Inequality is not a first principle of the Right, despite the way some on the Alt Right speak of it. Conservatives, by and large, are happy to pass over the underperformance of certain groups in discreet silence. It was only because the liberals use these facts as an indictment of the West that we have been forced to voice the alternate hypotheses. Regardless, inequality of intellect, self-control, or any other quality is a mere truth of the empirical order. It does nothing to establish the Right’s true first principle: authority, the legitimate rule of one over another. As Louis de Bonald writes
Thus the reason for public power is in divine power, and can be found nowhere else. Man naturally has no dominion over man, man owes nothing to man; all power constituted on natural or divine laws comes from God, omnis potestas ex Deo, and this passage has never been understood otherwise…Thus, once legitimate power comes from God, authority is justified and obedience ennobled, and man must fear to command and be honored to obey.
— from On Divorce
Why should one man rule over another?
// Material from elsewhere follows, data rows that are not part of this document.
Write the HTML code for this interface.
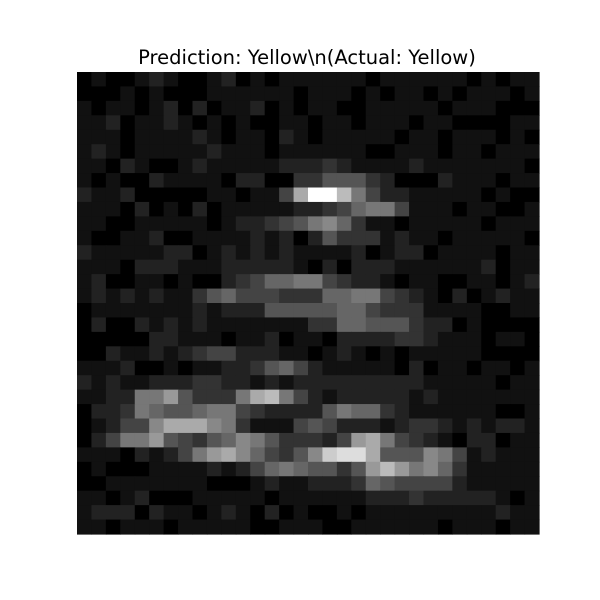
<!DOCTYPE html>
<html><head><meta charset="utf-8"><style>
html,body{margin:0;padding:0;background:#fff;}
svg{display:block;}
</style></head><body>
<svg id="chart" width="600" height="600" viewBox="0 0 600 600" xmlns="http://www.w3.org/2000/svg">
<rect width="600" height="600" fill="#fff"/>
<text x="307" y="64" text-anchor="middle" font-family="DejaVu Sans, Liberation Sans, sans-serif" font-size="19.5" fill="#000">Prediction: Yellow\n(Actual: Yellow)</text>
<g id="cells"></g>
</svg>
<script>
const rows = [
[0,1,0,0,1,2,1,0,0,1,2,0,1,0,1,1, 1,1,1,1,0,1,1,1,1,1,1,0,1,0,1,1],
[0,0,0,1,0,1,0,0,0,1,1,1,1,1,1,0, 1,1,1,0,1,0,1,1,0,1,0,1,1,1,0,1],
[1,0,1,1,0,1,2,0,2,0,1,1,2,0,1,0, 1,1,0,0,1,1,1,1,1,0,1,1,1,0,0,0],
[1,1,2,0,1,1,2,1,0,1,0,1,0,0,1,1, 0,1,1,0,1,1,1,0,1,1,0,0,0,0,1,1],
[1,1,1,0,1,1,1,1,2,1,0,1,1,0,2,1, 0,1,1,1,1,1,0,1,1,0,1,1,1,0,1,0],
[1,2,1,0,1,1,1,1,1,2,1,1,1,0,1,1, 1,1,1,1,0,0,1,1,1,0,1,1,0,1,1,1],
[1,1,0,2,1,0,0,1,2,1,1,1,1,1,2,2, 2,3,2,1,1,1,1,2,1,1,1,1,1,1,1,0],
[1,0,1,0,0,2,1,1,1,1,0,2,2,0,0,3, 3,5,5,5,3,2,0,0,0,2,1,1,1,0,1,1],
[2,1,1,2,0,0,0,0,0,1,1,0,1,1,4,10, 15,15,11,7,4,2,2,1,1,1,1,1,0,1,0,0],
[1,1,1,0,2,0,1,0,2,0,1,1,1,1,1,2, 2,3,4,6,7,7,4,1,1,1,0,1,1,0,0,1],
[1,1,0,0,1,1,1,1,1,0,1,2,2,3,4,5, 7,8,6,3,1,1,0,1,1,1,1,1,0,1,1,1],
[1,0,0,1,1,2,0,0,1,1,1,1,2,1,2,0, 2,5,3,3,3,1,2,1,1,0,1,1,1,1,1,0],
[2,1,1,1,1,1,2,2,0,1,2,1,2,1,2,1, 1,1,1,2,0,1,2,2,0,1,1,1,1,0,1,1],
[1,1,1,0,2,2,2,1,1,1,2,2,2,2,2,1, 0,2,0,2,2,2,1,1,1,1,1,1,2,0,1,1],
[1,2,0,0,1,1,0,1,0,0,2,3,4,6,6,7, 7,4,3,2,2,1,0,1,1,0,0,1,1,0,1,2],
[1,2,1,2,1,2,1,1,3,5,6,4,4,4,3,3, 3,6,6,7,7,4,3,2,1,0,2,0,1,2,1,1],
[0,1,1,1,1,1,1,1,2,1,2,2,2,5,5,5, 5,5,6,6,4,3,3,3,1,1,1,1,0,0,1,1],
[0,2,0,0,2,1,2,1,2,1,1,1,1,1,1,1, 3,3,6,6,5,5,5,3,2,2,0,1,0,0,0,0],
[0,0,0,0,0,2,2,1,1,1,0,1,1,2,0,1, 1,0,2,2,2,2,3,3,2,1,1,1,0,1,1,0],
[0,0,2,1,1,2,1,2,3,4,4,2,2,2,1,1, 0,1,2,1,0,1,0,1,1,1,1,1,0,0,0,0],
[1,1,1,2,0,0,1,0,1,1,2,2,3,5,6,4, 2,1,1,1,1,1,0,2,0,1,1,0,1,1,0,1],
[2,1,2,1,1,2,2,2,3,3,2,2,1,2,1,2, 2,2,2,2,2,2,2,2,1,1,1,1,1,0,1,1],
[1,1,2,2,7,7,9,5,3,3,3,7,10,11,7,4, 2,1,2,2,2,2,2,1,2,1,1,1,1,1,1,1],
[0,2,2,3,7,6,5,5,6,7,7,4,3,2,2,2, 2,5,7,6,6,3,2,1,1,1,1,1,1,0,0,1],
[0,1,2,4,4,8,10,10,10,8,7,3,1,1,1,4, 5,4,2,2,2,1,2,3,3,2,1,2,1,2,2,1],
[0,2,4,7,7,9,5,4,3,5,6,8,7,5,3,3, 3,2,4,9,10,7,4,3,2,1,0,2,2,0,1,1],
[1,1,1,0,2,1,2,4,7,9,10,8,6,4,3,5, 8,12,13,13,10,5,5,5,8,7,4,1,2,1,1,1],
[0,1,0,0,0,1,1,1,1,2,1,2,4,6,7,6, 5,5,3,5,9,11,9,7,8,6,3,1,1,1,1,1],
[0,0,1,1,1,1,1,1,1,0,0,0,1,2,1,1, 2,2,2,3,6,5,4,4,4,4,2,1,1,1,1,1],
[1,1,0,1,2,0,0,0,1,1,1,1,1,0,1,1, 1,1,1,1,2,2,2,3,2,2,2,2,2,1,0,1],
[1,2,2,2,0,2,1,1,0,1,2,1,0,2,0,1, 0,0,1,0,1,1,1,1,1,1,1,1,1,2,1,1],
[1,1,0,1,1,1,0,1,1,1,1,1,0,0,1,1, 1,0,0,1,1,1,1,1,1,0,1,1,1,0,1,1]
];
const vmin = 0, vmax = 15;
const X0 = 77, Y0 = 72, W = 462, H = 462;
const nR = rows.length, nC = rows[0].length;
function xs(c){ return X0 + c * W / nC; }
function ys(r){ return Y0 + r * H / nR; }
function gray(v){ const g = Math.round(255 * (v - vmin) / (vmax - vmin)); return `rgb(${g},${g},${g})`; }
const g = document.getElementById('cells');
const NS = 'http://www.w3.org/2000/svg';
for (let r = 0; r < nR; r++) {
  for (let c = 0; c < nC; c++) {
    const el = document.createElementNS(NS, 'rect');
    el.setAttribute('x', xs(c));
    el.setAttribute('y', ys(r));
    el.setAttribute('width', W / nC + 0.6);
    el.setAttribute('height', H / nR + 0.6);
    el.setAttribute('fill', gray(rows[r][c]));
    
    
    g.appendChild(el);
  }
}
</script>
</body></html>
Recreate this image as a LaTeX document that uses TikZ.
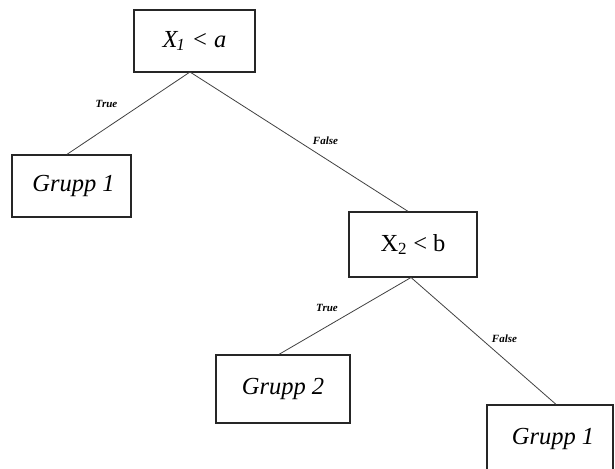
\documentclass[tikz,border=0pt]{standalone}
\usepackage{fontspec}
\setmainfont{Liberation Serif}
\begin{document}
\begin{tikzpicture}[x=1pt,y=-1pt,
  box/.style={draw=black!85,line width=1.3pt,inner sep=0pt,font=\fontsize{24.5}{26}\selectfont},
  edge/.style={draw=black!75,line width=0.8pt},
  lbl/.style={font=\fontsize{11}{12}\selectfont\bfseries\itshape,inner sep=0pt}]
\useasboundingbox (0,0) rectangle (615,468);
\clip (0,0) rectangle (615,468);
\node[box,minimum width=121pt,minimum height=62pt] (root) at (194.5,41) {\itshape X\textsubscript{\kern-1pt\fontsize{17}{17}\selectfont 1} < a};
\node[box,minimum width=119pt,minimum height=62pt] (g1) at (71.5,186) {\itshape\hspace{4pt}Grupp 1};
\node[box,minimum width=128pt,minimum height=65pt] (x2) at (413,244.5) {X\textsubscript{\fontsize{17}{17}\selectfont 2} < b};
\node[box,minimum width=134pt,minimum height=68pt] (g2) at (283,389) {\itshape Grupp 2};
\node[box,minimum width=126pt,minimum height=68pt] (g1r) at (550,439) {\itshape\hspace{6pt}Grupp 1};
\coordinate (rs) at (190,72);
\coordinate (xs) at (411,277.5);
\draw[edge] (rs) -- (g1.north -| 67,0);
\draw[edge] (rs) -- (x2.north -| 408,0);
\draw[edge] (xs) -- (g2.north -| 279,0);
\draw[edge] (xs) -- (g1r.north -| 556,0);
\node[lbl] (t1) at (106.5,104) {True};
\node[lbl] (f1) at (325.5,141) {False};
\node[lbl] (t2) at (327,308) {True};
\node[lbl] (f2) at (504.5,339) {False};
\end{tikzpicture}
\end{document}
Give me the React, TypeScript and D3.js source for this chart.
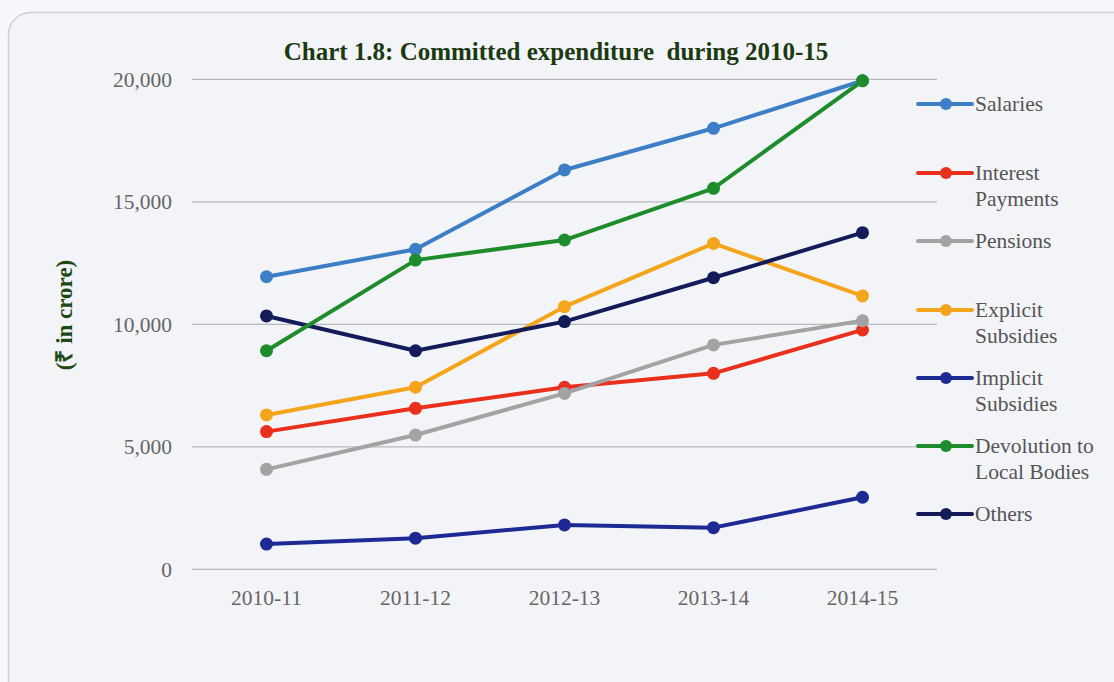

Because he is smarter or more virtuous? But then, as Pascal pointed out, this is just an invitation to fight over who is smartest and most virtuous. The best arrangement, he concluded, is for rule to base itself on a public, easily verifiable fact, one that makes no pretense to determine overall personal value, such as being the previous king’s eldest legitimate son. Anyway, that another man is smarter than me may make it prudent for me to follow his advice, but it cannot create an obligation to obey.
Some, even at the Orthosphere, think authority can be understood in terms of ownership, as in the king “owning” his kingdom. In fact, ownership (and indeed “private” property) just is a type of authority, so statements of ownership bring us no deeper. In fact, one cannot go deeper, because authority is the primordial fact of the state.
There is no authority-granting quality inhering in individuals that could precede the actual existence of an authoritative institution like the state. Nor is it true that the nation precedes its ruler. This is the error that conservatism arose to contest, the idea that the nation can be conceived as existing without constitutional order, intrinsically possessing rightful mastery of itself which it then alienates onto its government but may repossess at any time. In fact, imagining a nation not ruled by its government according to the norms of legitimacy established by its unwritten constitution is like imagining my body not being ruled by my brain, which would not really be imagining my body at all. Get rid of authority, and the related markers of citizenship and territory also lose meaning. There would be no way for the nation to reconstitute its government that could command obedience, no way even to establish in a definite way the limits of the “we” who would be instituting a government.
Julius Evola writes
In the world of Tradition the most important foundation of the authority and the right (ius) of kings and chiefs, and the reason they why they were obeyed, feared, and venerated, was essentially their transcendent and nonhuman quality. This quality was not artificial, but a powerful reality to be feared. The more people acknowledged the ontological rank of what was prior and superior to the visible and temporal dimension, the more such beings were invested with a natural and absolute sovereign power. Traditional civilizations, unlike those of decadent and later times, completely ignored the merely political dimension of supreme authority as well as the idea that the roots of authority law in mere strength, violence, or natural and secular qualities such as intelligence, wisdom, physical courage, and a minute concern for the collective material well-being. The roots of authority, on the contrary, always had a metaphysical character. Likewise, the idea that the power to govern is conferred on the chief by those whom he rules and that his authority is and expression of the community and therefore subject to its decrees, was foreign to tradition.
— from Revolt against the Modern World
Evola makes it clear that Traditional orders do not fall into the opposite error, already discussed, of making kingship precede the kingdom, as if a private person might possess a numinous halo of royal majesty without having yet acquired a kingdom to rule. In fact, traditional thought does not imagine that one can find in the nation a more primordial social reality behind authority, behind the dyadic structure of ruler and subject. The only reality of any kind behind it is God Himself.